• **SET TASK**:
Return precisely the span of lines from the top of the material below to the line containing "(0,0) rectangle (621,1010);", both included. Pictures are excluded.

• **MATERIAL**:
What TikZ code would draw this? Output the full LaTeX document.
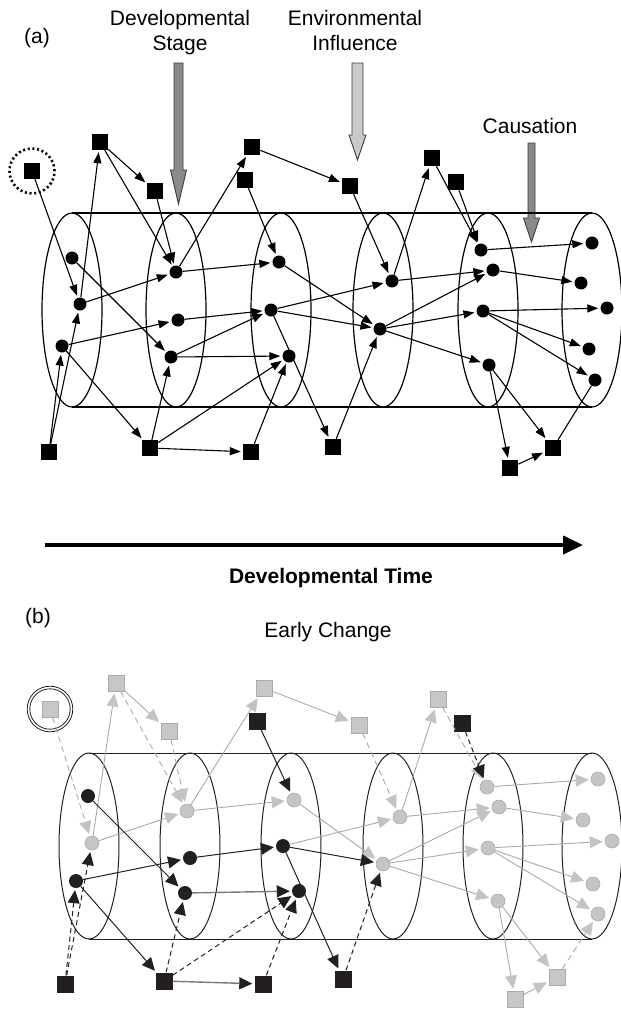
\documentclass[tikz,border=0pt]{standalone}
\usepackage{fontspec}
\setmainfont{Liberation Sans}
\usetikzlibrary{arrows.meta}
\definecolor{nearblack}{HTML}{231F20}
\definecolor{sqgray}{HTML}{C6C7C9}
\definecolor{sqborder}{HTML}{A9AAAC}
\definecolor{dotgray}{HTML}{C4C5C7}
\definecolor{linegray}{HTML}{A8A9AB}
\definecolor{headgray}{HTML}{C2C3C5}
\definecolor{darkline}{HTML}{7A7A7A}
\definecolor{darkfill}{HTML}{8A8A8A}
\definecolor{lightfill}{HTML}{CACACA}
\definecolor{arrowborder}{HTML}{3A3A3A}
\tikzset{
  lab/.style={font=\fontsize{21}{25}\selectfont, inner sep=0pt, anchor=base},
  labbold/.style={font=\fontsize{21}{25}\selectfont\bfseries, inner sep=0pt, anchor=base},
  sqa/.style={rectangle, fill=black, minimum size=16pt, inner sep=0pt},
  dota/.style={circle, fill=black, minimum size=13pt, inner sep=0pt},
  ea/.style={draw=black, line width=1.1pt, -{Triangle[length=11pt,width=8pt]}, shorten >=2pt},
  la/.style={draw=black, line width=1.1pt},
  cyla/.style={draw=black, line width=1.2pt},
  cylb/.style={draw=nearblack, line width=1pt},
  sqg/.style={rectangle, fill=sqgray, draw=sqborder, line width=0.8pt, minimum size=16pt, inner sep=0pt},
  sqb/.style={rectangle, fill=nearblack, minimum size=17pt, inner sep=0pt},
  dotg/.style={circle, fill=dotgray, draw=sqborder, line width=0.6pt, minimum size=14pt, inner sep=0pt},
  dotb/.style={circle, fill=nearblack, minimum size=14pt, inner sep=0pt},
  gs/.style={draw=linegray, line width=0.9pt, -{Triangle[length=13pt,width=12pt,color=headgray]}, shorten >=2pt},
  gd/.style={gs, dash pattern=on 6pt off 4pt},
  bs/.style={draw=nearblack, line width=1pt, -{Triangle[length=13pt,width=12pt,color=nearblack]}, shorten >=2pt},
  bd/.style={bs, dash pattern=on 5pt off 3.5pt},
  dgs/.style={draw=darkline, line width=1.4pt, -{Triangle[length=13pt,width=12pt,color=nearblack]}, shorten >=2pt},
  bigarrow/.style={draw=arrowborder, line width=0.9pt},
}
\begin{document}
\begin{tikzpicture}[x=1pt,y=-1pt]
\useasboundingbox (0,0) rectangle (621,1010);

% ---------------- labels ----------------
\node[lab] (la) at (37,43) {(a)};
\node[lab] (ds1) at (180,25) {Developmental};
\node[lab] (ds2) at (180,50) {Stage};
\node[lab] (ei1) at (355,25) {Environmental};
\node[lab] (ei2) at (355,50) {Influence};
\node[lab] (ca) at (530,133) {Causation};
\node[labbold] (dt) at (331,583) {Developmental Time};
\node[lab] (lb) at (38,623) {(b)};
\node[lab] (ec) at (328,637) {Early Change};

% ---------------- vertical gray arrows ----------------
\draw[bigarrow, fill=darkfill] (174,63) -- (183,63) -- (183,170) -- (186.5,170) -- (178.5,204) -- (170.5,170) -- (174,170) -- cycle;
\draw[bigarrow, fill=lightfill] (352,63) -- (363,63) -- (363,135) -- (366,135) -- (357.5,160) -- (349,135) -- (352,135) -- cycle;
\draw[bigarrow, fill=darkfill] (528,143) -- (535,143) -- (535,218) -- (539.5,218) -- (531.5,242) -- (523.5,218) -- (528,218) -- cycle;

% ---------------- time arrow ----------------
\coordinate (ta) at (45,545);
\coordinate (tb) at (583,545);
\draw[line width=4pt, -{Triangle[length=20pt,width=18pt]}] (ta) -- (tb);

% ---------------- cylinder (a) ----------------
\draw[cyla] (72,213) -- (592,213);
\draw[cyla] (72,407) -- (592,407);
\foreach \cx in {72,176,281,383,488,592}
  \draw[cyla] (\cx,310) ellipse [x radius=30, y radius=97];

% ---------------- nodes (a) ----------------
\node[sqa] (S0) at (32,171) {};
\draw[line width=2.6pt, dash pattern=on 2pt off 2.7pt] (S0.center) circle (22.5pt);
\node[sqa] (S1) at (100,142) {};
\node[sqa] (S2) at (155,191) {};
\node[sqa] (S3) at (252,147) {};
\node[sqa] (S4) at (245,180) {};
\node[sqa] (S5) at (350,186) {};
\node[sqa] (S6) at (432,158) {};
\node[sqa] (S7) at (456,182) {};
\node[sqa] (S8) at (49,452) {};
\node[sqa] (S9) at (150,448) {};
\node[sqa] (S10) at (251,452) {};
\node[sqa] (S11) at (333,447) {};
\node[sqa] (S12) at (553,448) {};
\node[sqa] (S13) at (510,468) {};

\node[dota] (D1a) at (72,258) {};
\node[dota] (D1b) at (80,304) {};
\node[dota] (D1c) at (62,346) {};
\node[dota] (D2a) at (176,272) {};
\node[dota] (D2b) at (178,320) {};
\node[dota] (D2c) at (171,357) {};
\node[dota] (D3a) at (279,262) {};
\node[dota] (D3b) at (271,310) {};
\node[dota] (D3c) at (289,356) {};
\node[dota] (D4a) at (392,281) {};
\node[dota] (D4b) at (380,329) {};
\node[dota] (D5a) at (481,250) {};
\node[dota] (D5b) at (493,270) {};
\node[dota] (D5c) at (483,311) {};
\node[dota] (D5d) at (489,365) {};
\node[dota] (D6a) at (592,243) {};
\node[dota] (D6b) at (581,283) {};
\node[dota] (D6c) at (607,308) {};
\node[dota] (D6d) at (589,349) {};
\node[dota] (D6e) at (595,380) {};

% ---------------- edges (a) ----------------
\draw[ea] (S0) -- (D1b);
\draw[ea] (D1b) -- (S1);
\draw[ea] (S1) -- (S2);
\draw[ea] (S1) -- (D2a);
\draw[ea] (S2) -- (D2a);
\draw[ea] (D2a) -- (S3);
\draw[ea] (S4) -- (D3a);
\draw[ea] (S3) -- (S5);
\draw[ea] (S5) -- (D4a);
\draw[ea] (D4a) -- (S6);
\draw[ea] (S6) -- (D5a);
\draw[ea] (S7) -- (D5a);
\draw[ea] (D5a) -- (D6a);
\draw[ea] (D5b) -- (D6b);
\draw[ea] (D5c) -- (D6c);
\draw[ea] (D5c) -- (D6d);
\draw[ea] (D5c) -- (D6e);
\draw[ea] (D4a) -- (D5b);
\draw[ea] (D4b) -- (D5b);
\draw[ea] (D4b) -- (D5c);
\draw[ea] (D4b) -- (D5d);
\draw[ea] (D5d) -- (S13);
\draw[ea] (D5d) -- (S12);
\draw[la] (S12) -- (D6e);
\draw[ea] (S13) -- (S12);
\draw[ea] (D3b) -- (S11);
\draw[ea] (S11) -- (D4b);
\draw[ea] (D3a) -- (D4b);
\draw[ea] (D3b) -- (D4b);
\draw[ea] (D3b) -- (D4a);
\draw[ea] (D2a) -- (D3a);
\draw[ea] (D2b) -- (D3b);
\draw[ea] (D2c) -- (D3b);
\draw[ea] (D2c) -- (D3c);
\draw[ea] (S9) -- (D3c);
\draw[ea] (S10) -- (D3c);
\draw[ea] (S9) -- (S10);
\draw[ea] (S9) -- (D2c);
\draw[ea] (D1c) -- (S9);
\draw[ea] (D1c) -- (D2b);
\draw[ea] (D1b) -- (D2a);
\draw[ea] (S8) -- (D1c);
\draw[ea] (S8) -- (D1b);
\draw[ea] (D1a) -- (D2c);

% ---------------- cylinder (b) ----------------
\draw[cylb] (89,753) -- (592,753);
\draw[cylb] (89,939) -- (592,939);
\foreach \cx in {89,190,291,393,493,592}
  \draw[cylb] (\cx,846) ellipse [x radius=30, y radius=93];

% ---------------- nodes (b) ----------------
\node[sqg] (G0) at (50,709) {};
\draw[draw=nearblack, line width=0.8pt] (G0.center) circle (22.8pt);
\draw[draw=nearblack, line width=0.8pt] (G0.center) circle (20.2pt);
\node[sqg] (G1) at (116,683) {};
\node[sqg] (G2) at (169,731) {};
\node[sqg] (G3) at (264,688) {};
\node[sqb] (B4) at (257,721) {};
\node[sqg] (G5) at (359,725) {};
\node[sqg] (G6) at (438,699) {};
\node[sqb] (B7) at (462,723) {};
\node[sqb] (B8) at (65,984) {};
\node[sqb] (B9) at (164,981) {};
\node[sqb] (B10) at (263,984) {};
\node[sqb] (B11) at (343,979) {};
\node[sqg] (G12) at (557,977) {};
\node[sqg] (G13) at (515,999) {};

\node[dotb] (b1a) at (88,796) {};
\node[dotg] (b1b) at (92,843) {};
\node[dotb] (b1c) at (76,881) {};
\node[dotg] (b2a) at (187,811) {};
\node[dotb] (b2b) at (190,858) {};
\node[dotb] (b2c) at (185,893) {};
\node[dotg] (b3a) at (294,800) {};
\node[dotb] (b3b) at (283,846) {};
\node[dotb] (b3c) at (299,891) {};
\node[dotg] (b4a) at (400,817) {};
\node[dotg] (b4b) at (383,864) {};
\node[dotg] (b5a) at (487,787) {};
\node[dotg] (b5b) at (499,807) {};
\node[dotg] (b5c) at (488,848) {};
\node[dotg] (b5d) at (498,901) {};
\node[dotg] (b6a) at (598,779) {};
\node[dotg] (b6b) at (583,820) {};
\node[dotg] (b6c) at (612,841) {};
\node[dotg] (b6d) at (593,884) {};
\node[dotg] (b6e) at (598,914) {};

% ---------------- edges (b) ----------------
% gray solid
\draw[gs] (b1b) -- (G1);
\draw[gs] (G1) -- (G2);
\draw[gs] (b2a) -- (G3);
\draw[gs] (G3) -- (G5);
\draw[gs] (b4a) -- (G6);
\draw[gs] (b5a) -- (b6a);
\draw[gs] (b5b) -- (b6b);
\draw[gs] (b5c) -- (b6c);
\draw[gs] (b5c) -- (b6d);
\draw[gs] (b5c) -- (b6e);
\draw[gs] (b4a) -- (b5b);
\draw[gs] (b4b) -- (b5b);
\draw[gs] (b4b) -- (b5c);
\draw[gs] (b4b) -- (b5d);
\draw[gs] (b5d) -- (G13);
\draw[gs] (b5d) -- (G12);
\draw[gs] (G13) -- (G12);
\draw[gs] (b3a) -- (b4b);
\draw[gs] (b3b) -- (b4a);
\draw[gs] (b2a) -- (b3a);
\draw[gs] (b1b) -- (b2a);
% gray dashed
\draw[gd] (G0) -- (b1b);
\draw[gd] (G1) -- (b2a);
\draw[gd] (G2) -- (b2a);
\draw[gd] (G5) -- (b4a);
\draw[gd] (G6) -- (b5a);
\draw[gd] (G12) -- (b6e);
% dark gray with black heads
\draw[dgs] (B9) -- (B10);
\draw[dgs] (b2c) -- (b3c);
% black solid
\draw[bs] (B4) -- (b3a);
\draw[bs] (b3b) -- (B11);
\draw[bs] (b3b) -- (b4b);
\draw[bs] (b2b) -- (b3b);
\draw[bs] (b1c) -- (b2b);
\draw[bs] (b1c) -- (B9);
\draw[bs] (b1a) -- (b2c);
% black dashed
\draw[bd] (B7) -- (b5a);
\draw[bd] (B11) -- (b4b);
\draw[bd] (B8) -- (b1c);
\draw[bd] (B8) -- (b1b);
\draw[bd] (B9) -- (b2c);
\draw[bd] (B9) -- (b3c);
\draw[bd] (B10) -- (b3c);
\end{tikzpicture}
\end{document}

• **TASK OUTPUT**:
What TikZ code would draw this? Output the full LaTeX document.
\documentclass[tikz,border=0pt]{standalone}
\usepackage{fontspec}
\setmainfont{Liberation Sans}
\usetikzlibrary{arrows.meta}
\definecolor{nearblack}{HTML}{231F20}
\definecolor{sqgray}{HTML}{C6C7C9}
\definecolor{sqborder}{HTML}{A9AAAC}
\definecolor{dotgray}{HTML}{C4C5C7}
\definecolor{linegray}{HTML}{A8A9AB}
\definecolor{headgray}{HTML}{C2C3C5}
\definecolor{darkline}{HTML}{7A7A7A}
\definecolor{darkfill}{HTML}{8A8A8A}
\definecolor{lightfill}{HTML}{CACACA}
\definecolor{arrowborder}{HTML}{3A3A3A}
\tikzset{
  lab/.style={font=\fontsize{21}{25}\selectfont, inner sep=0pt, anchor=base},
  labbold/.style={font=\fontsize{21}{25}\selectfont\bfseries, inner sep=0pt, anchor=base},
  sqa/.style={rectangle, fill=black, minimum size=16pt, inner sep=0pt},
  dota/.style={circle, fill=black, minimum size=13pt, inner sep=0pt},
  ea/.style={draw=black, line width=1.1pt, -{Triangle[length=11pt,width=8pt]}, shorten >=2pt},
  la/.style={draw=black, line width=1.1pt},
  cyla/.style={draw=black, line width=1.2pt},
  cylb/.style={draw=nearblack, line width=1pt},
  sqg/.style={rectangle, fill=sqgray, draw=sqborder, line width=0.8pt, minimum size=16pt, inner sep=0pt},
  sqb/.style={rectangle, fill=nearblack, minimum size=17pt, inner sep=0pt},
  dotg/.style={circle, fill=dotgray, draw=sqborder, line width=0.6pt, minimum size=14pt, inner sep=0pt},
  dotb/.style={circle, fill=nearblack, minimum size=14pt, inner sep=0pt},
  gs/.style={draw=linegray, line width=0.9pt, -{Triangle[length=13pt,width=12pt,color=headgray]}, shorten >=2pt},
  gd/.style={gs, dash pattern=on 6pt off 4pt},
  bs/.style={draw=nearblack, line width=1pt, -{Triangle[length=13pt,width=12pt,color=nearblack]}, shorten >=2pt},
  bd/.style={bs, dash pattern=on 5pt off 3.5pt},
  dgs/.style={draw=darkline, line width=1.4pt, -{Triangle[length=13pt,width=12pt,color=nearblack]}, shorten >=2pt},
  bigarrow/.style={draw=arrowborder, line width=0.9pt},
}
\begin{document}
\begin{tikzpicture}[x=1pt,y=-1pt]
\useasboundingbox (0,0) rectangle (621,1010);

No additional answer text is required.